| Rosemary Dzuvichu in Kolkata on Wednesday. Picture by Sayantan Ghosh |
Calcutta, March 20: “I was suspended twice from my job. I have received life threats at times in my two decades of activism. But the journey has to go on. There is still a lot to achieve, a lot to change,” said Rosemary Dzuvichu, adviser to Naga Mothers Association and professor at Nagaland University.
But her role in Nagaland society has been much greater than just teaching at the university. Dzuvichu has in the last two decades fought several battles for empowerment of women.
In this journey, this single mother of three had served as the first president of Lhisema Khel Gazetted Officers’ body and as president of the Kohima district Mahila Congress, which drafted its first manifesto for women during her tenure. Now with the Naga Mothers Association, she is fighting for 33 per cent reservation for women in the municipal council.
Today, she was speaking here at an interactive event, Our Voice Our Journey, organised by the American Center in association with Aspen Institute India. The interaction is an attempt at bringing together voices of women across cultures, transcending borders. And the organisers mention that their selection of speakers was based on one criterion: those who have travelled the extra mile fighting for their rights.
The other speakers were Sohini Chakraborty, founder director of Kolkata Sanvad, independent filmmaker and director Kaveri Kaul and author and former reporter of New Orleans Times Fatima Shaik. Dzuvichu said that her journey is intricately associated with the journey of Nagaland in the last two decades. She said over the years enormous amounts of money have been pumped into Nagaland but without anyone being accountable for it. This has resulted in no tangible development and rampant corruption. “When I took up the issue of corruption in Nagaland University I was suspended. Only after we met the CBI chief in Delhi was the investigation started again,” she said.

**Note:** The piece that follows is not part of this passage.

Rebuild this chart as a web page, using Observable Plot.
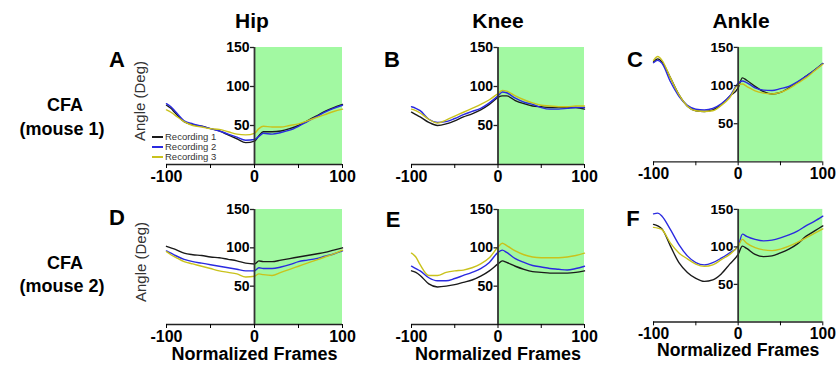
<!DOCTYPE html>
<html><head><meta charset="utf-8">
<script src="https://cdn.jsdelivr.net/npm/d3@7"></script>
<script src="https://cdn.jsdelivr.net/npm/@observablehq/plot@0.6"></script>
<style>
body{margin:0;background:#fff;}
#fig{position:relative;width:836px;height:368px;overflow:hidden;font-family:"Liberation Sans",Arial,sans-serif;font-weight:bold;color:#000;}
.lab{position:absolute;transform:translate(-50%,-50%);white-space:nowrap;line-height:1;}
.ylab{position:absolute;transform:translate(-50%,-50%) rotate(-90deg);white-space:nowrap;line-height:1;font-weight:normal;font-size:15px;color:#333;}
.panel{position:absolute;}
.leg{position:absolute;font-weight:normal;font-size:9.5px;color:#333;line-height:1;white-space:nowrap;}
.sw{position:absolute;height:1.5px;width:11px;}
</style></head><body><div id="fig"></div>
<script>
// ---- data ----
const frames = [-100,-95,-90,-80,-70,-60,-50,-40,-30,-20,-10,0,5,10,20,30,40,50,60,70,80,90,100];
const joints = ["Hip","Knee","Ankle"];
const mouseLabels = [["CFA","(mouse 1)"],["CFA","(mouse 2)"]];
const recordings = ["Recording 1","Recording 2","Recording 3"];
const panelLetters = [["A","B","C"],["D","E","F"]];
const xTicks = [-100,-50,0,50,100];
const xTickLabels = ["-100","","0","","100"];
const yTicks = [50,100,150];
const stimulusWindow = [0,100];
const angleDomain = [0,150];
const xLabel = "Normalized Frames";
const yLabel = "Angle (Deg)";

// Mouse 1
const hipM1R1   = [76,72,66,55,51,49,46,43,38,33,28,30,37,42,42,43,46,50,56,62,68,73,77];
const hipM1R2   = [78,74,68,56,52,49,46,43,39,35,31,32,36,40,39,41,44,49,55,61,67,72,76];
const hipM1R3   = [70,67,63,55,50,48,46,45,42,39,38,40,46,49,48,48,50,52,56,60,64,68,71];
const kneeM1R1  = [67,64,61,54,50,52,56,61,65,70,77,86,88,88,82,78,75,74,73,73,73,73,71];
const kneeM1R2  = [74,72,69,58,54,55,59,64,68,72,79,88,93,92,85,80,77,73,71,71,72,73,73];
const kneeM1R3  = [71,69,66,58,53,57,62,67,72,77,83,91,95,94,88,83,79,76,75,74,74,75,75];
const ankleM1R1 = [131,135,131,110,88,73,67,66,68,75,86,97,110,107,99,92,89,91,97,104,112,120,129];
const ankleM1R2 = [130,133,129,105,86,74,69,68,70,76,86,103,106,104,97,94,93.5,96,99,105,112,120,129];
const ankleM1R3 = [133,138,133,110,88,73,67,66,67,74,84,101,102,99,93,90,89,91,96,103,110,119,128];
// Mouse 2
const hipM2R1   = [102,100,98,93,91,90,88,87,85,83,80,79,83,82,82,84,86,88,90,92,94,97,100];
const hipM2R2   = [96,93,90,85,82,80,78,76,74,72,70,70,74,73,73,75,78,82,84,86,89,92,96];
const hipM2R3   = [95,91,88,82,79,76,73,70,68,66,62,63,66,65,64,68,72,76,80,84,88,92,97];
const kneeM2R1  = [70,68,64,53,49,50,52,55,58,63,70,79,83,81,76,72,69,68,67,67,67,68,70];
const kneeM2R2  = [76,73,70,61,57,57,60,64,68,73,81,94,97,94,86,81,77,75,73,72,71,73,76];
const kneeM2R3  = [93,88,78,64,64,68,70,71,74,79,87,101,106,103,96,91,88,87,87,87,88,90,93];
const ankleM2R1 = [130,128,124,101,79,66,58,54,56,64,77,90,101,98,90,87,88,92,97,104,114,121,128];
const ankleM2R2 = [144,145,141,123,103,88,79,76,79,85,92,101,117,114,110,108,109,112,116,121,128,134,141];
const ankleM2R3 = [126,125,123,105,92,84,77,74,76,83,90,101,110,105,99,96,95,97,101,106,112,118,124];

const seriesByPanel = [
  [[hipM1R1,hipM1R2,hipM1R3],[kneeM1R1,kneeM1R2,kneeM1R3],[ankleM1R1,ankleM1R2,ankleM1R3]],
  [[hipM2R1,hipM2R2,hipM2R3],[kneeM2R1,kneeM2R2,kneeM2R3],[ankleM2R1,ankleM2R2,ankleM2R3]]
];

// ---- styles / layout ----
const COLORS = ["#1a1a1a","#2a2ae0","#c9c21c"];
const GREEN = "#a2f9a2";
const colLeft = [166,411,654], colWidth = [176,173,173];
const rowTop = [47,209], rowHeight = [117,115];
const ML = 44, MR = 14, MT = 4, MB = 44;
const FONT = '"Liberation Sans", Arial, sans-serif';

const fig = document.getElementById("fig");

function addLabel(text, cx, cy, size, cls) {
  const d = document.createElement("div");
  d.className = cls || "lab";
  d.textContent = text;
  d.style.left = cx + "px"; d.style.top = cy + "px";
  if (size) d.style.fontSize = size + "px";
  fig.appendChild(d);
}

function panel(r, c) {
  const rows = [];
  seriesByPanel[r][c].forEach((vals, k) =>
    vals.forEach((v, i) => rows.push({frame: frames[i], angle: v, recording: recordings[k]})));
  const marks = [
    Plot.rect([{x1: stimulusWindow[0], x2: stimulusWindow[1], y1: angleDomain[0], y2: angleDomain[1]}],
      {x1: "x1", x2: "x2", y1: "y1", y2: "y2", fill: GREEN}),
    Plot.line(rows, {x: "frame", y: "angle", stroke: "recording", curve: "monotone-x", strokeWidth: 1.4}),
    Plot.ruleY([angleDomain[0]], {stroke: "#222", strokeWidth: 1.5}),
    Plot.ruleX([0], {y1: angleDomain[0], y2: angleDomain[1], stroke: "#333", strokeWidth: 1.8}),
    Plot.ruleY(yTicks, {x1: 0, x2: 0, insetLeft: -4, stroke: "#222", strokeWidth: 1.3}),
    Plot.text(yTicks, {x: 0, y: d => d, text: d => String(d), textAnchor: "end", dx: -5, fontSize: 14}),
    Plot.axisX({ticks: xTicks, tickSize: 4, tickPadding: 2, fontSize: 16, label: null,
      tickFormat: d => xTickLabels[xTicks.indexOf(d)]})
  ];
  if (r === 1) marks.push(Plot.text([xLabel], {frameAnchor: "bottom", dy: 35, fontSize: 18}));
  const p = Plot.plot({
    width: colWidth[c] + ML + MR,
    height: rowHeight[r] + MT + MB,
    marginLeft: ML, marginRight: MR, marginTop: MT, marginBottom: MB,
    x: {domain: [-100, 100], axis: null},
    y: {domain: angleDomain, axis: null},
    color: {domain: recordings, range: COLORS},
    style: `font-family: ${FONT}; font-weight: bold; overflow: visible; background: transparent; color: #000;`,
    marks
  });
  const wrap = document.createElement("div");
  wrap.className = "panel";
  wrap.style.left = (colLeft[c] - ML) + "px";
  wrap.style.top = (rowTop[r] - MT) + "px";
  wrap.appendChild(p);
  fig.appendChild(wrap);
}

for (let r = 0; r < 2; r++) for (let c = 0; c < 3; c++) panel(r, c);

// y-axis titles (first column)
addLabel(yLabel, 139, 101, null, "ylab");
addLabel(yLabel, 140, 262, null, "ylab");
// column titles
const titleX = [252, 498, 741];
joints.forEach((j, i) => addLabel(j, titleX[i], 20, 21));
// panel letters
const letterPos = [[[117,60],[392,60],[635,60]],[[117,218],[393,220],[633,219]]];
panelLetters.forEach((row, r) => row.forEach((L, c) => addLabel(L, letterPos[r][c][0], letterPos[r][c][1], 22)));
// row labels
const rowLabelY = [[105,129],[263,286]];
mouseLabels.forEach((lines, r) => {
  addLabel(lines[0], 65, rowLabelY[r][0], 18);
  addLabel(lines[1], 62, rowLabelY[r][1], 18);
});
// legend (panel A)
recordings.forEach((name, k) => {
  const y = 137 + k * 10;
  const sw = document.createElement("div");
  sw.className = "sw"; sw.style.left = "152px"; sw.style.top = (y - 0.75) + "px"; sw.style.background = COLORS[k];
  fig.appendChild(sw);
  const t = document.createElement("div");
  t.className = "leg"; t.textContent = name; t.style.left = "165px"; t.style.top = (y - 5) + "px";
  fig.appendChild(t);
});
</script></body></html>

The activist who was quite disturbed by the recent gang rape in Delhi said that she thinks the subsequent protests were a positive development. “But to change things, one must be in touch with the larger reality of society. Reality of how patriarchy works in villages of this country and at every level. It is important that the activists understand this because change has to be brought at every level — from family to the National Commission for Women and is possible only through interactions and sensitisation,” she said.